Nicht vermeidbar?

  • Im Prozess gegen die Hebamme und Ärztin Anna R. wurde deutlich, dass die Diagnose einer sogenannten intrauterinen Asphyxie schwer zu stellen ist. Zu diskret sind meist die Befunde. Es zeigt sich, dass die Asphyxie (wörtlich: Pulslosigkeit) unterschiedlich definiert wird. In der Rechtsmedizin etwa wird sie synonym für „Ersticken" verwendet, vielfach auch als Oberbegriff für verschiedene Erstickungsarten. Der Rechtsmediziner Prof. Dr. Wolfgang Keil empfiehlt, dass es zumindest für die einzelnen Fachgebiete eine einheitliche Definition geben sollte, damit die Kriterien klar seien. Der Neonatologe Prof. Dr. Dominique Singer meint aber, kein anderer Begriff beschreibe die besondere Mischung aus aktiven Reaktionen und passiven Folgen einer Mangelversorgung in der Perinatalzeit und Neugeborenenperiode besser als die Asphyxie. Er erläutert die Zusammenhänge mit hypoxischer und ischämischer Hypoxie.

    Dr. Alfred Rockenschaub bemängelt, dass Asphyxie und Hypoxie bei einem nicht reanimierbaren Neugeborenen zu sehr im Vordergrund stünden und wahre Zustände zudeckten.

    Die Kinderpathologin Prof. Dr. Annette Müller beschreibt einige mögliche maternale, fetale, plazentare und mechanische Ursachen für einen intrauterinen und intrapartalen Sauerstoffmangel.
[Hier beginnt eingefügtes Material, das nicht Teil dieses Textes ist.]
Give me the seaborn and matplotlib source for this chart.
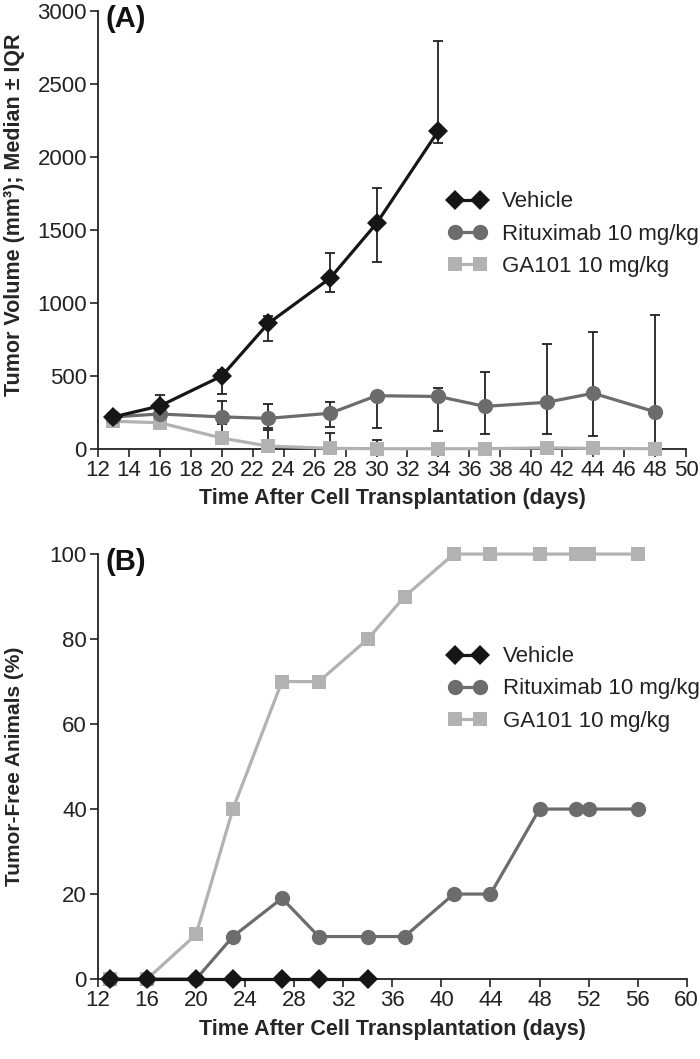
import numpy as np
import pandas as pd
import matplotlib
matplotlib.use("Agg")
import matplotlib.pyplot as plt
import seaborn as sns

# ---- panel A: tumour volume (median and IQR) ----
days_a = [13, 16, 20, 23, 27, 30, 34, 37, 41, 44, 48]

veh_days = [13, 16, 20, 23, 27, 30, 34]
veh_med = [220, 295, 500, 860, 1170, 1545, 2180]
veh_lo = [205, 255, 380, 740, 1075, 1280, 2095]
veh_hi = [235, 370, 540, 910, 1340, 1790, 2795]

rit_med = [220, 240, 220, 210, 245, 365, 360, 292, 320, 382, 255]
rit_lo = [205, 215, 170, 145, 150, 143, 125, 100, 100, 90, 0]
rit_hi = [235, 265, 330, 308, 325, 365, 418, 528, 719, 803, 918]

ga_med = [190, 180, 75, 20, 5, 2, 2, 2, 8, 4, 2]
ga_lo = [180, 170, 40, 0, 0, 0, 0, 0, 0, 0, 0]
ga_hi = [200, 190, 170, 130, 108, 65, 2, 2, 8, 4, 2]

# ---- panel B: tumour-free animals (%) ----
veh_days_b = [13, 16, 20, 23, 27, 30, 34]
veh_free = [0, 0, 0, 0, 0, 0, 0]

days_b = [13, 16, 20, 23, 27, 30, 34, 37, 41, 44, 48, 51, 52, 56]
rit_free = [0, 0, 0, 10, 19, 10, 10, 10, 20, 20, 40, 40, 40, 40]
ga_free = [0, 0, 10.5, 40, 70, 70, 80, 90, 100, 100, 100, 100, 100, 100]

groups = ["Vehicle", "Rituximab 10 mg/kg", "GA101 10 mg/kg"]
colors = {"Vehicle": "#161616", "Rituximab 10 mg/kg": "#6c6c6c",
          "GA101 10 mg/kg": "#b2b2b2"}
markers = {"Vehicle": "D", "Rituximab 10 mg/kg": "o", "GA101 10 mg/kg": "s"}
msize = {"Vehicle": 10, "Rituximab 10 mg/kg": 11, "GA101 10 mg/kg": 9.5}
zord = {"Vehicle": 5, "Rituximab 10 mg/kg": 4, "GA101 10 mg/kg": 3}

df_a = pd.concat([
    pd.DataFrame({"day": veh_days, "val": veh_med, "lo": veh_lo, "hi": veh_hi, "grp": groups[0]}),
    pd.DataFrame({"day": days_a, "val": rit_med, "lo": rit_lo, "hi": rit_hi, "grp": groups[1]}),
    pd.DataFrame({"day": days_a, "val": ga_med, "lo": ga_lo, "hi": ga_hi, "grp": groups[2]}),
], ignore_index=True)

df_b = pd.concat([
    pd.DataFrame({"day": veh_days_b, "val": veh_free, "grp": groups[0]}),
    pd.DataFrame({"day": days_b, "val": rit_free, "grp": groups[1]}),
    pd.DataFrame({"day": days_b, "val": ga_free, "grp": groups[2]}),
], ignore_index=True)

sns.set_theme(style="ticks")
plt.rcParams["font.family"] = ["Liberation Sans", "DejaVu Sans"]

fig = plt.figure(figsize=(7, 10.59), dpi=100)
ax1 = fig.add_axes([0.14, 0.576, 0.84, 0.4136])
ax2 = fig.add_axes([0.14, 0.0755, 0.841, 0.4013])


def draw_lines(ax, df):
    for g in groups:
        sub = df[df["grp"] == g]
        sns.lineplot(data=sub, x="day", y="val", ax=ax, color=colors[g],
                     marker=markers[g], markersize=msize[g], markeredgewidth=0,
                     linewidth=2.3, label=g, clip_on=False, zorder=zord[g],
                     errorbar=None, sort=False)


# error bars behind the lines
for g in groups:
    sub = df_a[df_a["grp"] == g]
    yerr = [sub["val"] - sub["lo"], sub["hi"] - sub["val"]]
    ax1.errorbar(sub["day"], sub["val"], yerr=yerr, fmt="none", ecolor="#222222",
                 elinewidth=1.3, capsize=3.5, capthick=1.3, zorder=2, clip_on=False)

draw_lines(ax1, df_a)
draw_lines(ax2, df_b)

ax1.set_xlim(12, 50)
ax1.set_ylim(0, 3000)
ax1.set_xticks(np.arange(12, 51, 2))
ax1.set_yticks(np.arange(0, 3001, 500))
ax1.set_xlabel("Time After Cell Transplantation (days)", fontsize=15.5, fontweight="bold", labelpad=5)
ax1.set_ylabel("Tumor Volume (mm³); Median ± IQR", fontsize=15.5, fontweight="bold")

ax2.set_xlim(12, 60)
ax2.set_ylim(0, 100)
ax2.set_xticks(np.arange(12, 61, 4))
ax2.set_yticks(np.arange(0, 101, 20))
ax2.set_xlabel("Time After Cell Transplantation (days)", fontsize=15.5, fontweight="bold", labelpad=6)
ax2.set_ylabel("Tumor-Free Animals (%)", fontsize=15, fontweight="bold")

legend_anchor = {ax1: (0.595, 0.588), ax2: (0.595, 0.783)}
ylab_y = {ax1: 0.534, ax2: 0.5}

for ax, letter in [(ax1, "(A)"), (ax2, "(B)")]:
    sns.despine(ax=ax)
    ax.tick_params(axis="both", labelsize=16, length=6, width=1.2, color="#222222",
                   direction="out", pad=2, labelcolor="#222222")
    for s in ["left", "bottom"]:
        ax.spines[s].set_linewidth(1.3)
        ax.spines[s].set_color("#222222")
    ax.yaxis.set_label_coords(-0.125, ylab_y[ax])
    ax.text(0.012, 0.982, letter, transform=ax.transAxes, fontsize=21,
            fontweight="bold", va="center", ha="left", color="#111111")
    leg = ax.legend(loc="upper left", bbox_to_anchor=legend_anchor[ax], frameon=False,
                    fontsize=16, handlelength=1.75, handletextpad=0.7, numpoints=2,
                    labelspacing=0.5, borderaxespad=0, borderpad=0)
    for t in leg.get_texts():
        t.set_color("#222222")

fig.savefig("out.png", dpi=100)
Dr. Helmut Jäger betrachtet die Respiratorische Sinusarrhythmie und zeigt, wie ein exzessiver Vagotonus die kindliche Herzfunktion unter der Geburt zur tödlichen Bradykardie drosseln kann. Rockenschaub erläutert die hypotrophe rechte Herzkammer des Föten, bei dem der postpartale Tod unvermeidbar ist, und bringt es in Zusammenhang mit dem aktuellen Fall.

    Hinter dem „Plötzlichen Versterben unter der Geburt", Sudden perinatal death Syndrom (SPSD), kann ein gestörtes Reizleitungssystem am Herzen stehen, etwa das Long-QT-Syndrom. Es gilt als Grund für fünf Prozent der unerklärten intrauterinen Todes- und auch zehn Prozent der SIDS-Fälle. Maligne Rhythmusstörungen des Föten sind eine bisher kaum beachtete Ursache für eine intrauterine Asphyxie.

    Auch wenn die Todesursache klar ist, ist die Vermeidbarkeit nicht zu beurteilen, schrieb Dr. Calvin Tjong 2003 in seiner Dissertation aufgrund von Einzelfallanalysen an der Medizinischen Fakultät Charité. Gute Schwangerschaftsvorsorge, ausreichende fetale Überwachung und gutes Geburtsmanagement hätten viele Totgeburten vermeiden können. 12 Prozent wären im Perinatalzentrum vermeidbar gewesen und 37 Prozent möglicherweise von den FrauenärztInnen und Patientinnen selbst. 51 Prozent wären unabhängig von der Todesursache „nach unserer Analyse nicht vermeidbar gewesen", so Tjong.